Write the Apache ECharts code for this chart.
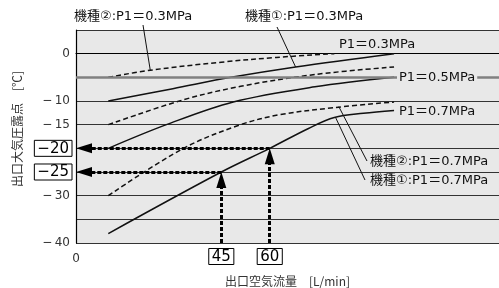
<!DOCTYPE html>
<html lang="ja">
<head>
<meta charset="UTF-8">
<title>出口大気圧露点</title>
<script src="https://cdn.jsdelivr.net/npm/echarts@6/dist/echarts.min.js"></script>
<style>
html, body { margin: 0; padding: 0; background: #fff; }
#chart { width: 499px; height: 288px; }
</style>
</head>
<body>
<div id="chart"></div>
<script>
// 出口空気流量 [L/min] / 出口大気圧露点 [℃]
const flowMin = 0;
const flowMax = 131;
const dewMin = -40;
const dewMax = 5;
const flowLabels = [0];
const flowBoxed = [45, 60];
const dewLabels = [0, -10, -15, -30, -40];
const dewBoxed = [-20, -25];

// 機種② : dashed, 機種① : solid
const model2P03 = [[10, -5], [23, -3.5], [45, -1.8], [62, -0.8], [80, 0]];
const model1P03 = [[10, -10], [30, -7.4], [48, -5], [68, -2.8], [98.5, 0]];
const model2P05 = [[10, -15], [33, -9.8], [51, -6.9], [74, -4.4], [98.5, -2.8]];
const model1P05 = [[10, -20], [28, -15], [48.7, -10.2], [74, -7.0], [98.5, -5]];
const model2P07 = [[10, -30], [33.3, -20], [51, -15], [63, -12.9], [80, -11.4], [98.5, -10.2]];
const model1P07 = [[10, -38], [45, -25], [60, -20], [72, -15.8], [80, -13.5], [89, -12.6], [98.5, -12.0]];

// 読み取り例
const readFlows = [45, 60];
const readDews = [-25, -20];

const chart = echarts.init(document.getElementById('chart'));
const gridLeft = 76, gridTop = 30, gridW = 423, gridH = 213;
const pxPerFlow = gridW / (flowMax - flowMin);
const pxPerDew = gridH / (dewMax - dewMin);
const arrowHalf = 8;
const latin = 'DejaVu Sans, Noto Sans CJK JP';

function curve(data, dashed) {
  return {
    type: 'line',
    data: data,
    smooth: 0.35,
    symbol: 'none',
    silent: true,
    lineStyle: { color: '#111', width: 1.5, type: dashed ? [5, 3] : 'solid' }
  };
}

const arrowLines = [];
readFlows.forEach(function (f, i) {
  arrowLines.push([{ coord: [f, readDews[i]] }, { coord: [flowMin + arrowHalf / pxPerFlow, readDews[i]] }]);
  arrowLines.push([{ coord: [f, dewMin] }, { coord: [f, readDews[i] - arrowHalf / pxPerDew] }]);
});

chart.setOption({
  animation: false,
  grid: {
    left: gridLeft, top: gridTop, width: gridW, height: gridH,
    outerBoundsMode: 'none', containLabel: false,
    show: true, backgroundColor: '#e8e8e8', borderWidth: 0
  },
  xAxis: {
    type: 'value', min: flowMin, max: flowMax, interval: 15,
    name: '出口空気流量　[L/min]', nameLocation: 'middle', nameGap: 32,
    nameTextStyle: { fontSize: 12, color: '#333', fontFamily: 'Noto Sans CJK JP' },
    axisLine: { show: true, lineStyle: { color: '#000', width: 1.2 } },
    axisTick: { show: false },
    splitLine: { show: false },
    axisLabel: {
      margin: 6,
      formatter: function (v) {
        if (flowBoxed.indexOf(v) >= 0) return '{b|' + v + '}';
        if (flowLabels.indexOf(v) >= 0) return '{n|' + v + '}';
        return '';
      },
      rich: {
        b: { fontSize: 15, color: '#000', fontFamily: latin, borderColor: '#000', borderWidth: 1, padding: [1, 3, 0, 3], lineHeight: 15 },
        n: { fontSize: 12, color: '#333', fontFamily: latin, padding: [4, 0, 0, 0] }
      }
    }
  },
  yAxis: {
    type: 'value', min: dewMin, max: dewMax, interval: 5,
    axisLine: { show: true, lineStyle: { color: '#000', width: 1.2 } },
    axisTick: { show: false },
    splitLine: { show: true, lineStyle: { color: '#333', width: 1 } },
    axisLabel: {
      margin: 4,
      formatter: function (v) {
        if (dewBoxed.indexOf(v) >= 0) return '{b|\u2212' + Math.abs(v) + '}';
        if (dewLabels.indexOf(v) >= 0) return v === 0 ? '{n|0}' : '{n|\u2212\u2009' + Math.abs(v) + '}';
        return '';
      },
      rich: {
        b: { fontSize: 15, color: '#000', fontFamily: latin, borderColor: '#000', borderWidth: 1, padding: [1, 3, 0, 3], lineHeight: 15 },
        n: { fontSize: 12, color: '#333', fontFamily: latin, padding: [0, 2, 0, 0] }
      }
    }
  },
  series: [
    {
      type: 'line', data: [], silent: true,
      markLine: {
        silent: true, symbol: 'none', label: { show: false },
        lineStyle: { color: '#808080', width: 2.5, type: 'solid' },
        data: [{ yAxis: -5 }]
      }
    },
    curve(model2P03, true),
    curve(model1P03, false),
    curve(model2P05, true),
    curve(model1P05, false),
    curve(model2P07, true),
    curve(model1P07, false),
    {
      type: 'line', data: [], silent: true,
      markLine: {
        silent: true, symbol: ['none', 'triangle'], symbolSize: [10, 16], label: { show: false },
        lineStyle: { color: '#000', width: 3, type: [4, 2] },
        data: arrowLines
      }
    }
  ]
});

function px(p) { return chart.convertToPixel({ gridIndex: 0 }, p); }
const txt = { fontSize: 13, fill: '#111', fontFamily: latin, verticalAlign: 'middle' };
function label(text, x, y, extra) {
  return { type: 'text', x: x, y: y, z: 100, style: Object.assign({ text: text }, txt, extra || {}) };
}
function leader(from, toData) {
  const t = px(toData);
  return { type: 'line', z: 100, shape: { x1: from[0], y1: from[1], x2: t[0], y2: t[1] }, style: { stroke: '#111', lineWidth: 1 } };
}

chart.setOption({
  graphic: [
    label('機種②:P1＝0.3MPa', 74, 17),
    label('機種①:P1＝0.3MPa', 245, 17),
    leader([143, 25], [23, -3.5]),
    leader([277, 27], [68, -2.8]),
    label('P1＝0.3MPa', 339, 45),
    label('P1＝0.5MPa', 397, 78, { backgroundColor: '#e8e8e8', padding: [1, 2] }),
    label('P1＝0.7MPa', 399, 112),
    label('機種②:P1＝0.7MPa', 370, 162),
    label('機種①:P1＝0.7MPa', 370, 181),
    leader([367, 161], [81.4, -11.2]),
    leader([365, 180], [80.4, -13.5]),
    {
      type: 'text', x: 17, y: 129, rotation: Math.PI / 2,
      style: { text: '出口大気圧露点　[℃]', fontSize: 12, fill: '#333', fontFamily: 'Noto Sans CJK JP', align: 'center', verticalAlign: 'middle' }
    }
  ]
});
</script>
</body>
</html>
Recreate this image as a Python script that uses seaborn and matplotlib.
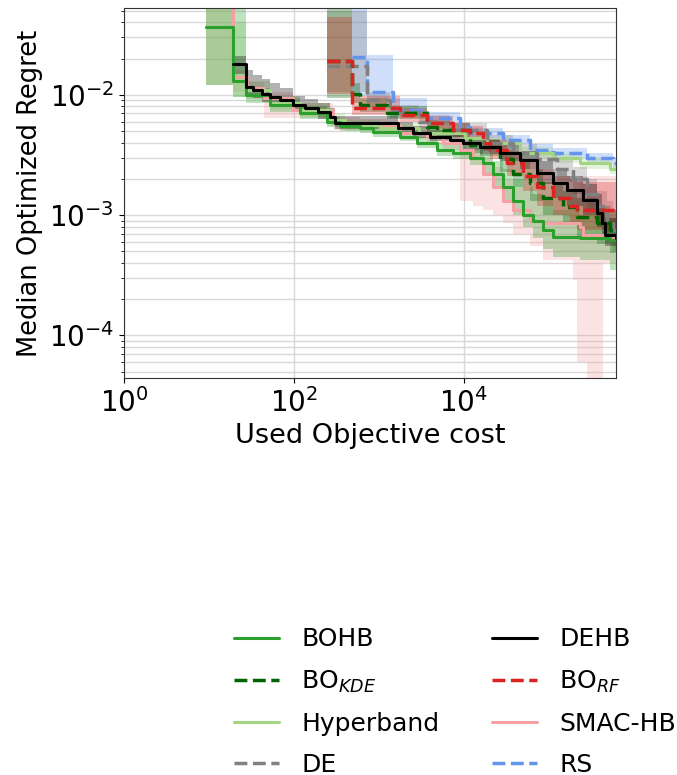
import matplotlib
matplotlib.use("Agg")
import matplotlib.pyplot as plt
import pandas as pd
import seaborn as sns
from matplotlib.ticker import NullLocator

# median regret (step curves) and the shaded spread
bohb_cost = [9.2, 19, 27, 52, 118, 245, 350, 598, 850, 1767, 2800, 4810, 7420, 11770, 16730, 21950, 28780, 37700, 49430, 64830, 84960, 111400, 231500, 522000, 620000]
bohb_med = [0.037, 0.013, 0.01, 0.0083, 0.0071, 0.006, 0.0055, 0.0053, 0.0049, 0.0045, 0.004, 0.0035, 0.0033, 0.003, 0.0027, 0.0022, 0.0017, 0.0013, 0.001, 0.0009, 0.00075, 0.00066, 0.00064, 0.00062, 0.00062]
bohb_lo = [0.012, 0.0096, 0.0085, 0.0072, 0.0063, 0.0054, 0.005, 0.0048, 0.0045, 0.0041, 0.0036, 0.0031, 0.0029, 0.0026, 0.0022, 0.0017, 0.0013, 0.001, 0.0008, 0.00065, 0.00052, 0.00045, 0.00042, 0.00035, 0.00035]
bohb_hi = [0.08, 0.06, 0.0115, 0.0094, 0.008, 0.0066, 0.006, 0.0058, 0.0054, 0.005, 0.0045, 0.004, 0.0038, 0.0035, 0.0032, 0.0028, 0.0024, 0.002, 0.0017, 0.0015, 0.0013, 0.0011, 0.001, 0.00095, 0.00095]

kde_cost = [245, 480, 598, 1243, 3670, 4810, 11770, 15420, 26530, 37700, 59760, 84960, 146100, 213500, 367000, 522000, 620000]
kde_med = [0.0193, 0.0102, 0.0082, 0.0071, 0.0054, 0.0051, 0.0038, 0.0037, 0.0029, 0.0022, 0.00185, 0.0014, 0.00117, 0.00096, 0.00086, 0.00075, 0.00075]
kde_lo = [0.0095, 0.0085, 0.0072, 0.0063, 0.0048, 0.0045, 0.0033, 0.0031, 0.0023, 0.0017, 0.0013, 0.001, 0.00082, 0.00066, 0.00058, 0.00048, 0.00048]
kde_hi = [0.08, 0.0125, 0.0095, 0.0081, 0.0062, 0.0058, 0.0044, 0.0043, 0.0035, 0.0028, 0.0024, 0.0019, 0.0016, 0.0014, 0.0012, 0.0011, 0.0011]

hb_cost = [9.2, 19, 27, 52, 118, 265, 400, 1028, 3000, 10200, 18700, 45600, 111400, 231500, 522000, 620000]
hb_med = [0.037, 0.0133, 0.011, 0.0086, 0.0075, 0.0062, 0.0056, 0.0053, 0.0048, 0.0044, 0.004, 0.0033, 0.003, 0.0027, 0.0024, 0.0024]
hb_lo = [0.012, 0.0096, 0.0093, 0.0075, 0.0066, 0.0055, 0.005, 0.0048, 0.0044, 0.004, 0.0036, 0.003, 0.0027, 0.0024, 0.0022, 0.0022]
hb_hi = [0.08, 0.04, 0.013, 0.0098, 0.0085, 0.007, 0.0062, 0.0058, 0.0053, 0.0048, 0.0044, 0.0037, 0.0033, 0.003, 0.0027, 0.0027]

de_cost = [245, 720, 1350, 3000, 6840, 18700, 37700, 72230, 124200, 191600, 280000, 367000, 481000, 566000, 620000]
de_med = [0.0175, 0.0091, 0.0072, 0.006, 0.0051, 0.004, 0.0033, 0.0029, 0.0024, 0.002, 0.0015, 0.0012, 0.0009, 0.00075, 0.00075]
de_lo = [0.0105, 0.0079, 0.0064, 0.0053, 0.0045, 0.0035, 0.0028, 0.0024, 0.0019, 0.0015, 0.0011, 0.0009, 0.0007, 0.0005, 0.0005]
de_hi = [0.05, 0.0105, 0.0082, 0.0068, 0.0058, 0.0046, 0.0039, 0.0034, 0.0029, 0.0025, 0.002, 0.0016, 0.0013, 0.0011, 0.0011]

dehb_cost = [19, 27, 33, 42, 52, 68, 97, 134, 192, 265, 304, 1674, 2512, 3981, 6840, 9730, 15420, 26530, 45600, 72230, 111400, 162900, 251200, 367000, 420700, 456000, 620000]
dehb_med = [0.0181, 0.0117, 0.011, 0.0102, 0.0096, 0.0091, 0.0083, 0.0078, 0.0072, 0.0066, 0.00585, 0.00531, 0.00482, 0.00447, 0.00422, 0.00398, 0.00369, 0.00329, 0.00287, 0.00224, 0.00185, 0.00162, 0.00133, 0.00104, 0.00086, 0.00068, 0.00064]
dehb_lo = [0.015, 0.0098, 0.0094, 0.0088, 0.0083, 0.0079, 0.0072, 0.0068, 0.0063, 0.0058, 0.0052, 0.0048, 0.0044, 0.0041, 0.0038, 0.0035, 0.0032, 0.0028, 0.0024, 0.0018, 0.0014, 0.0012, 0.001, 0.0008, 0.00065, 0.00055, 0.00052]
dehb_hi = [0.021, 0.016, 0.0145, 0.0135, 0.0125, 0.0115, 0.0098, 0.0092, 0.0085, 0.0078, 0.0067, 0.006, 0.0055, 0.0051, 0.0048, 0.0045, 0.0042, 0.0038, 0.0034, 0.0028, 0.0024, 0.0021, 0.0018, 0.0015, 0.0012, 0.00095, 0.0009]

rf_cost = [245, 480, 1767, 3670, 7420, 11770, 16730, 20220, 32060, 49430, 72230, 111400, 176600, 213500, 620000]
rf_med = [0.019, 0.0078, 0.0068, 0.00585, 0.0051, 0.0048, 0.004, 0.0035, 0.0027, 0.0021, 0.0017, 0.0014, 0.0012, 0.0011, 0.0011]
rf_lo = [0.0102, 0.0068, 0.006, 0.0052, 0.0045, 0.0042, 0.0034, 0.0029, 0.0021, 0.0016, 0.0012, 0.001, 0.00085, 0.00075, 0.00075]
rf_hi = [0.044, 0.0097, 0.0078, 0.0067, 0.0058, 0.0055, 0.0047, 0.0042, 0.0034, 0.0028, 0.0024, 0.0021, 0.002, 0.0019, 0.0019]

smac_cost = [9.2, 19, 28, 45, 97, 290, 598, 1767, 3670, 5660, 8970, 12760, 16730, 21950, 28780, 37700, 59760, 84960, 191600, 213500, 231500, 251200, 280000, 431700, 620000]
smac_med = [0.06, 0.014, 0.0114, 0.0094, 0.0075, 0.0058, 0.0056, 0.0048, 0.0045, 0.004, 0.0035, 0.003, 0.0022, 0.0017, 0.0013, 0.0011, 0.0009, 0.00086, 0.00086, 0.00086, 0.00079, 0.00068, 0.00068, 0.00066, 0.00066]
smac_lo = [0.012, 0.0105, 0.0092, 0.0064, 0.0064, 0.0051, 0.005, 0.0043, 0.004, 0.0035, 0.0013, 0.0012, 0.0011, 0.001, 0.00086, 0.0007, 0.00055, 0.00042, 0.00029, 0.00006, 0.00006, 0.00006, 0.00001, 0.0004, 0.0004]
smac_hi = [0.08, 0.016, 0.0128, 0.0105, 0.0085, 0.0066, 0.0063, 0.0055, 0.0051, 0.0046, 0.0041, 0.0036, 0.003, 0.0025, 0.002, 0.0017, 0.0015, 0.0014, 0.0014, 0.0014, 0.0021, 0.0021, 0.0021, 0.0021, 0.0021]

rs_cost = [480, 720, 1462, 3670, 8970, 11770, 28780, 59760, 111400, 280000, 566000, 620000]
rs_med = [0.0207, 0.0106, 0.0075, 0.0064, 0.0054, 0.0048, 0.0042, 0.0035, 0.0033, 0.003, 0.0027, 0.0027]
rs_lo = [0.0098, 0.0093, 0.0067, 0.0058, 0.0049, 0.0044, 0.0039, 0.0032, 0.003, 0.0027, 0.0024, 0.0024]
rs_hi = [0.08, 0.0215, 0.0095, 0.0072, 0.006, 0.0053, 0.0046, 0.0039, 0.0036, 0.0033, 0.003, 0.003]

legend_order = ["BOHB", "BO$_{KDE}$", "Hyperband", "DE", "DEHB", "BO$_{RF}$", "SMAC-HB", "RS"]

# drawing order (back to front)
runs = [
    ("RS", rs_cost, rs_med, rs_lo, rs_hi, "cornflowerblue", "--"),
    ("SMAC-HB", smac_cost, smac_med, smac_lo, smac_hi, "#f4a0a4", "-"),
    ("Hyperband", hb_cost, hb_med, hb_lo, hb_hi, "#a3d585", "-"),
    ("DE", de_cost, de_med, de_lo, de_hi, "gray", "--"),
    ("BOHB", bohb_cost, bohb_med, bohb_lo, bohb_hi, "#2ca02c", "-"),
    ("BO$_{KDE}$", kde_cost, kde_med, kde_lo, kde_hi, "darkgreen", "--"),
    ("BO$_{RF}$", rf_cost, rf_med, rf_lo, rf_hi, "#dd2222", "--"),
    ("DEHB", dehb_cost, dehb_med, dehb_lo, dehb_hi, "black", "-"),
]

sns.set_style("ticks")
plt.rcParams.update({"font.family": ["DejaVu Sans"], "font.size": 18,
                     "text.color": "black", "axes.labelcolor": "black",
                     "xtick.color": "black", "ytick.color": "black"})

fig = plt.figure(figsize=(6.77, 7.75), dpi=100)
ax = fig.add_axes([0.183, 0.512, 0.727, 0.478])
ax.set_xscale("log")
ax.set_yscale("log")

for name, cost, med, lo, hi, color, ls in runs:
    ax.fill_between(cost, lo, hi, step="post", color=color, alpha=0.3, lw=0)

for name, cost, med, lo, hi, color, ls in runs:
    df = pd.DataFrame({"cost": cost, "regret": med})
    sns.lineplot(data=df, x="cost", y="regret", ax=ax, color=color, linestyle=ls,
                 lw=2.5 if ls == "--" else 2.2, drawstyle="steps-post",
                 estimator=None, label=name)

ax.set_xlim(1, 6.2e5)
ax.set_ylim(4.4e-5, 0.053)
ax.set_xticks([1, 1e2, 1e4])
ax.xaxis.set_minor_locator(NullLocator())
ax.grid(True, which="major", axis="x", color="#d8d8d8", lw=1)
ax.grid(True, which="both", axis="y", color="#d8d8d8", lw=1)
ax.tick_params(axis="both", which="major", labelsize=20)
for s in ax.spines.values():
    s.set_color("#333333")

ax.set_xlabel("Used Objective cost", fontsize=19.5)
ax.set_ylabel("Median Optimized Regret", fontsize=18.5)

handles, labels = ax.get_legend_handles_labels()
lookup = dict(zip(labels, handles))
ax.get_legend().remove()
fig.legend([lookup[l] for l in legend_order], legend_order, ncol=2, frameon=False,
           loc="lower center", bbox_to_anchor=(0.672, -0.031), fontsize=18,
           handlelength=1.8, handletextpad=0.9, labelspacing=0.68, columnspacing=2.1)

fig.savefig("out.png", dpi=100)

◆ ◆ ◆

Starting at the top of the listing above, please restate word for word each line up to and including the one that holds "const dewBoxed = [-20, -25];", omitting every image.

Write the Apache ECharts code for this chart.
<!DOCTYPE html>
<html lang="ja">
<head>
<meta charset="UTF-8">
<title>出口大気圧露点</title>
<script src="https://cdn.jsdelivr.net/npm/echarts@6/dist/echarts.min.js"></script>
<style>
html, body { margin: 0; padding: 0; background: #fff; }
#chart { width: 499px; height: 288px; }
</style>
</head>
<body>
<div id="chart"></div>
<script>
// 出口空気流量 [L/min] / 出口大気圧露点 [℃]
const flowMin = 0;
const flowMax = 131;
const dewMin = -40;
const dewMax = 5;
const flowLabels = [0];
const flowBoxed = [45, 60];
const dewLabels = [0, -10, -15, -30, -40];
const dewBoxed = [-20, -25];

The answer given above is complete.